═════ SOURCE MATERIAL
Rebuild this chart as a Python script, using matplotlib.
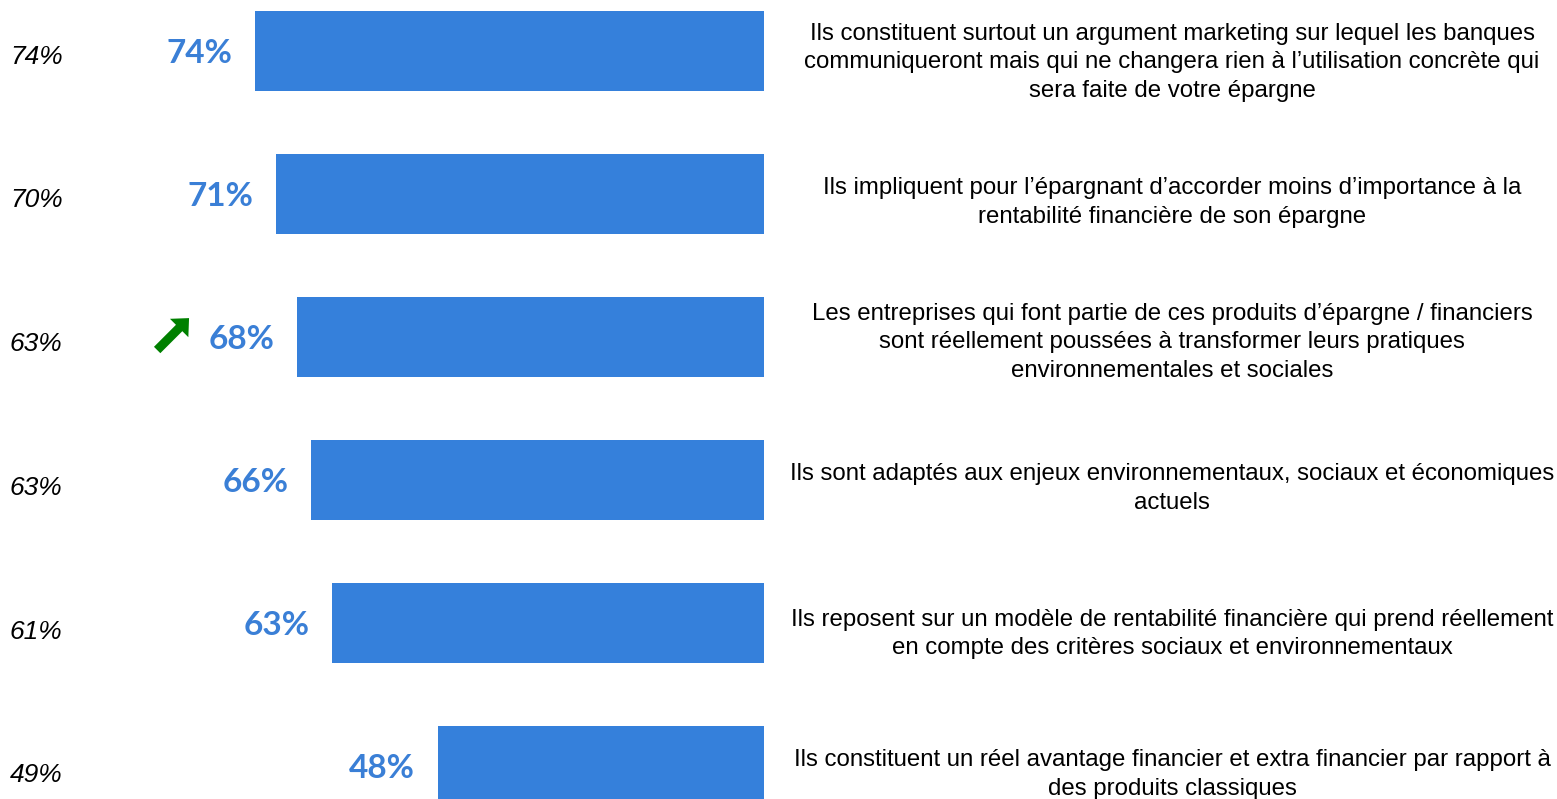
import matplotlib
matplotlib.use("Agg")
import matplotlib.pyplot as plt
from matplotlib.patches import FancyArrow
from matplotlib.transforms import blended_transform_factory

# Survey results: current share and previous wave, per statement
statements = [
    "Ils constituent surtout un argument marketing sur lequel les banques\ncommuniqueront mais qui ne changera rien à l’utilisation concrète qui\nsera faite de votre épargne",
    "Ils impliquent pour l’épargnant d’accorder moins d’importance à la\nrentabilité financière de son épargne",
    "Les entreprises qui font partie de ces produits d’épargne / financiers\nsont réellement poussées à transformer leurs pratiques\nenvironnementales et sociales",
    "Ils sont adaptés aux enjeux environnementaux, sociaux et économiques\nactuels",
    "Ils reposent sur un modèle de rentabilité financière qui prend réellement\nen compte des critères sociaux et environnementaux",
    "Ils constituent un réel avantage financier et extra financier par rapport à\ndes produits classiques",
]
current = [74, 71, 68, 66, 63, 48]
previous = [74, 70, 63, 63, 61, 49]
trend_up = [False, False, True, False, False, False]

BAR_COLOR = "#3580DB"
LABEL_COLOR = "#3A7FD6"

W, H, DPI = 1557, 799, 100
fig = plt.figure(figsize=(W / DPI, H / DPI), dpi=DPI)
fig.patch.set_facecolor("white")

# Bars grow leftwards; the zero baseline sits just past the clipped right edge
ax = fig.add_axes([0, 0, 764 / W, 1])
ax.set_xlim(110.2, 1.7)
ax.set_ylim((H - 51) / 143, -51 / 143)
ax.axis("off")

rows = list(range(len(current)))
ax.barh(rows, current, height=0.553, color=BAR_COLOR, align="center")

for i, v in enumerate(current):
    ax.annotate(f"{v}%", xy=(v, i + 0.02), xytext=(-23, 0),
                textcoords="offset pixels", ha="right", va="center",
                fontsize=24, fontweight="bold", family="Lato",
                color=LABEL_COLOR)

# Previous wave values on the far left, statements on the right
text_offsets = [0.08, 0.058, 0.038, 0.058, 0.078, 0.058]
fig_x = blended_transform_factory(fig.transFigure, ax.transData)
for i, (p, s) in enumerate(zip(previous, statements)):
    fig.text(10 / W, i + 0.04 + 0.005 * i, f"{p}%", transform=fig_x,
             ha="left", va="center", fontsize=19, style="italic",
             family="Liberation Sans", color="black")
    fig.text(1172 / W, i + text_offsets[i], s, transform=fig_x,
             ha="center", va="center", fontsize=17.3, family="Liberation Sans",
             color="black", linespacing=1.38)

# Significant increase marker
fig.canvas.draw()
for i, up in enumerate(trend_up):
    if not up:
        continue
    x0, y0 = ax.transData.transform((current[i], i))
    sx, sy = x0 - 140, y0 - 13
    arr = FancyArrow(sx, sy, 22, 22, width=9, head_width=26, head_length=14,
                     length_includes_head=False, color="#008000",
                     transform=None, linewidth=0)
    fig.patches.append(arr)

fig.savefig("out.png", dpi=DPI, facecolor="white")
══════════
Repeat the lines of the listing above verbatim, beginning at its first line and ending at the line containing "from matplotlib.transforms import", which is included. Omit pictures.

> **SOLUTION TO THIS EXERCISE**:
Rebuild this chart as a Python script, using matplotlib.
import matplotlib
matplotlib.use("Agg")
import matplotlib.pyplot as plt
from matplotlib.patches import FancyArrow
from matplotlib.transforms import blended_transform_factory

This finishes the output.